◆ Written instruction ◆
Every line holding the word "this" counts once. Give the total, nothing more.

◆ Listing ◆
* START *
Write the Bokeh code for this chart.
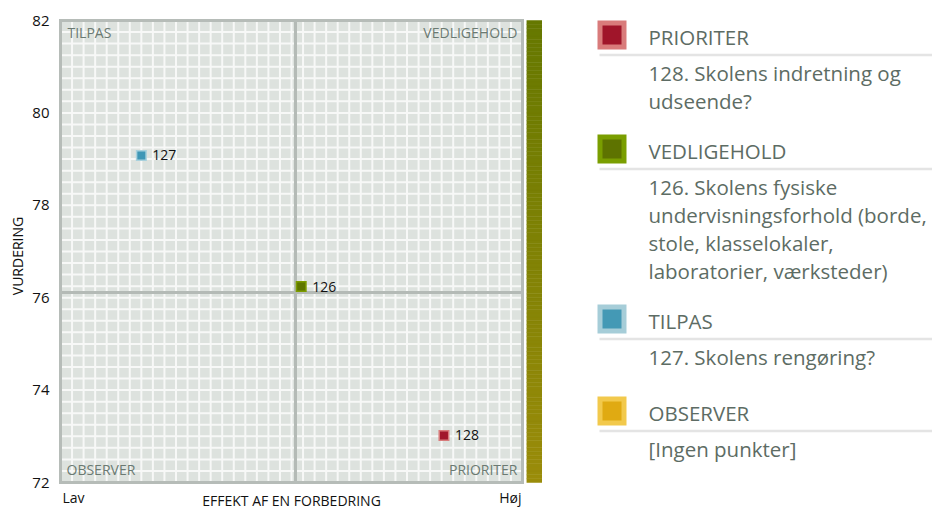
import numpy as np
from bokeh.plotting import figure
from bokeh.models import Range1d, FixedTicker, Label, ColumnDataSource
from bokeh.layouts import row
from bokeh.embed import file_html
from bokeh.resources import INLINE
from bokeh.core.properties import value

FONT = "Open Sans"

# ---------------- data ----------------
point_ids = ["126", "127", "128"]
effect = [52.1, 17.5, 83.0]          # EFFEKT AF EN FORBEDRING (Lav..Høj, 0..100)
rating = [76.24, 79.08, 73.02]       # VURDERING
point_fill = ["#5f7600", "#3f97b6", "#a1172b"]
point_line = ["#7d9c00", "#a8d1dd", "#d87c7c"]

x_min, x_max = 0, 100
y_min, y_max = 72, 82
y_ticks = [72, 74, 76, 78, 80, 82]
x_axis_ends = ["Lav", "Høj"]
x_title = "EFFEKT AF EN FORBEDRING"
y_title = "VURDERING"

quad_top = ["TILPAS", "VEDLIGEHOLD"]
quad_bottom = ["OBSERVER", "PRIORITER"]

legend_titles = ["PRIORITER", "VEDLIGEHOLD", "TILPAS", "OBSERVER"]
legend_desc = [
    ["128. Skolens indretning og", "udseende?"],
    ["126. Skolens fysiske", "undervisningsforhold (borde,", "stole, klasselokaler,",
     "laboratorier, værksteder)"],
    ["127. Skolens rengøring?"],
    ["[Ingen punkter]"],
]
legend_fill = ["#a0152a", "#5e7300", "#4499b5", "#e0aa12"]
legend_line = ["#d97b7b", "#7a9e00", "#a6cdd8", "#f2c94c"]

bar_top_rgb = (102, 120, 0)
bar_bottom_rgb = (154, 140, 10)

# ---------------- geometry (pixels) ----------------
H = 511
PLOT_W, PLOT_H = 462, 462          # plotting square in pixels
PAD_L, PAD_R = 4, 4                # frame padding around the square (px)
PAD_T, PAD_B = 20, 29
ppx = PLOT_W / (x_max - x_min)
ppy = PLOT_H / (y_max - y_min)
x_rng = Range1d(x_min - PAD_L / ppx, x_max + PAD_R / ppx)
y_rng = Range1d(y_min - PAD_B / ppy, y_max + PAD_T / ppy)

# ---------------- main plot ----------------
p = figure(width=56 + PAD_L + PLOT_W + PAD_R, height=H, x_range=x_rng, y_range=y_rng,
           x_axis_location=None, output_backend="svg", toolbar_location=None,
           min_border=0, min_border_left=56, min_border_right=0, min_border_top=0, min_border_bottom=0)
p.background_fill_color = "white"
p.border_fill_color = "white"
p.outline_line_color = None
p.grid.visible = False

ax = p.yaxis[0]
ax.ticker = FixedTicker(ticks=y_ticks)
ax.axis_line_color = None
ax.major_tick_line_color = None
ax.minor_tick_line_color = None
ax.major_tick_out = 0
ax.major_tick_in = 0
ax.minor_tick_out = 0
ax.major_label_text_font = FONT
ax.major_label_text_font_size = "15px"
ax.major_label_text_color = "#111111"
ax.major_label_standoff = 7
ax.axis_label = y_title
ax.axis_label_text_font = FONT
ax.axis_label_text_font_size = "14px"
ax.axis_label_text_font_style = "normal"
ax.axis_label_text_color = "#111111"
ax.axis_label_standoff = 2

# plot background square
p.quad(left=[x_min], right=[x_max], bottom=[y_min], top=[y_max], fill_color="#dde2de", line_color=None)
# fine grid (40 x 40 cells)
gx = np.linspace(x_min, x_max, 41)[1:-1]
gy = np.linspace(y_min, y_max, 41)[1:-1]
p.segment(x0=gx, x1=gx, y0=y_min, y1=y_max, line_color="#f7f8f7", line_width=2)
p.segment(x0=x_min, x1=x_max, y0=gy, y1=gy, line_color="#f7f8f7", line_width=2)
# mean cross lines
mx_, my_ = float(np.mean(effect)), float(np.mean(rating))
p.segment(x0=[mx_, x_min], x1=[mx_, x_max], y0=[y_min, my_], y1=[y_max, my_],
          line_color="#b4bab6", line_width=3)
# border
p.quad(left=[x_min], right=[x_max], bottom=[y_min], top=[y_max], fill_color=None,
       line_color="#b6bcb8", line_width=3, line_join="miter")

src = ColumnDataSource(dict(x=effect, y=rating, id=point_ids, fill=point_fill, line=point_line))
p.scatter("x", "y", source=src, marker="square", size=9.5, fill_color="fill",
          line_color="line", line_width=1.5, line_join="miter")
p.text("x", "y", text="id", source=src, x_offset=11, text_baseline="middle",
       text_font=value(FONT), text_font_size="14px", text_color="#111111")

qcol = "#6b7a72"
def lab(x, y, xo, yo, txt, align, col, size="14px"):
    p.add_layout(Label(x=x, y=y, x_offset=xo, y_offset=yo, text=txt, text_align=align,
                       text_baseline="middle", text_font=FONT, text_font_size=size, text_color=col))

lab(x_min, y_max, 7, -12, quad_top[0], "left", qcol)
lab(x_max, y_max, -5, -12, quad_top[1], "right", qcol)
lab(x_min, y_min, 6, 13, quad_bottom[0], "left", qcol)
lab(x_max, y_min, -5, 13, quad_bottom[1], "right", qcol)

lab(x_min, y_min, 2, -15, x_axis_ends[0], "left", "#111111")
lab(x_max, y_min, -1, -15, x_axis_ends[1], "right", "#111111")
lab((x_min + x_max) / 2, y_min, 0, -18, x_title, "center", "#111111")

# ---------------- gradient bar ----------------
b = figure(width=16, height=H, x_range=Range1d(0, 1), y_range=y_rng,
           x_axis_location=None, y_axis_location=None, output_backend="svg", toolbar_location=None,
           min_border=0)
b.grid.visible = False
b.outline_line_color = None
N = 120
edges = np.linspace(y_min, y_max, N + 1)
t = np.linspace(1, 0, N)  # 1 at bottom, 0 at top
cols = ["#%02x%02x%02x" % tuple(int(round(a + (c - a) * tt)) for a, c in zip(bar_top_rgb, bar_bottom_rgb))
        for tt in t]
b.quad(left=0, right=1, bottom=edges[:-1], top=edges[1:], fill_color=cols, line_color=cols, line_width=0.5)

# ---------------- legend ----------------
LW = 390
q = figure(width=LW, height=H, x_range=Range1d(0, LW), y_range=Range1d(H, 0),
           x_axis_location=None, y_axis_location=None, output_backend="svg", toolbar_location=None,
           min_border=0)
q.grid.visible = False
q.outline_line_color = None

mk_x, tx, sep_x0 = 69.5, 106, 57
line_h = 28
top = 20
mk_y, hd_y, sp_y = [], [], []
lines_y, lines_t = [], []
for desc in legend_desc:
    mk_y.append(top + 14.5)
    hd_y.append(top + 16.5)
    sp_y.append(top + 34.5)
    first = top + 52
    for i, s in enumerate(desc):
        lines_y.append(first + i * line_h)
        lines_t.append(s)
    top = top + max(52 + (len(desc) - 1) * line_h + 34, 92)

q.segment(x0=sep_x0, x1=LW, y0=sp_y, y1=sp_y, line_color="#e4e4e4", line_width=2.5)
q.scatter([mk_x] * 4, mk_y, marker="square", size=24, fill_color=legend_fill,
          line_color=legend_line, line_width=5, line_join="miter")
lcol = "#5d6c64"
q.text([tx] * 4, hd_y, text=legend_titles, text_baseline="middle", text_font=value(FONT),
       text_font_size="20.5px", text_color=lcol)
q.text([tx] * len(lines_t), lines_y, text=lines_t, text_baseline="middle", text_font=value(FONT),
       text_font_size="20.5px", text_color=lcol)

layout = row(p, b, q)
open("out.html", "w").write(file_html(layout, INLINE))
* END *
* START *
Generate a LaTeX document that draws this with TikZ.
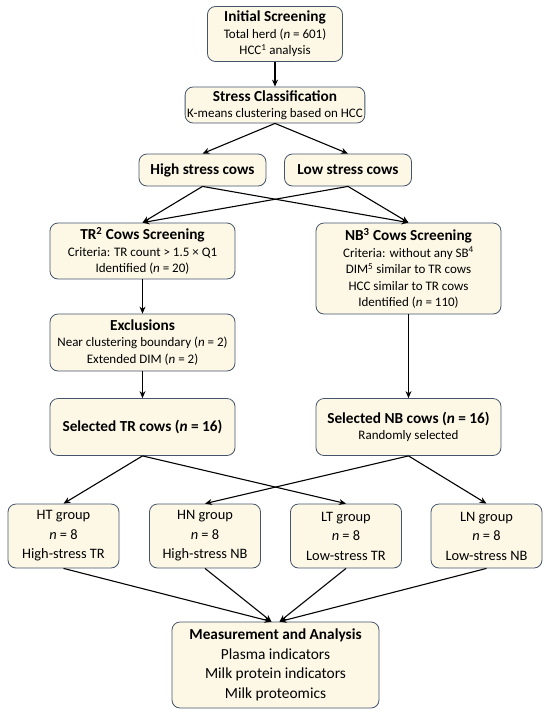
* END *
◆ Final answer ◆
2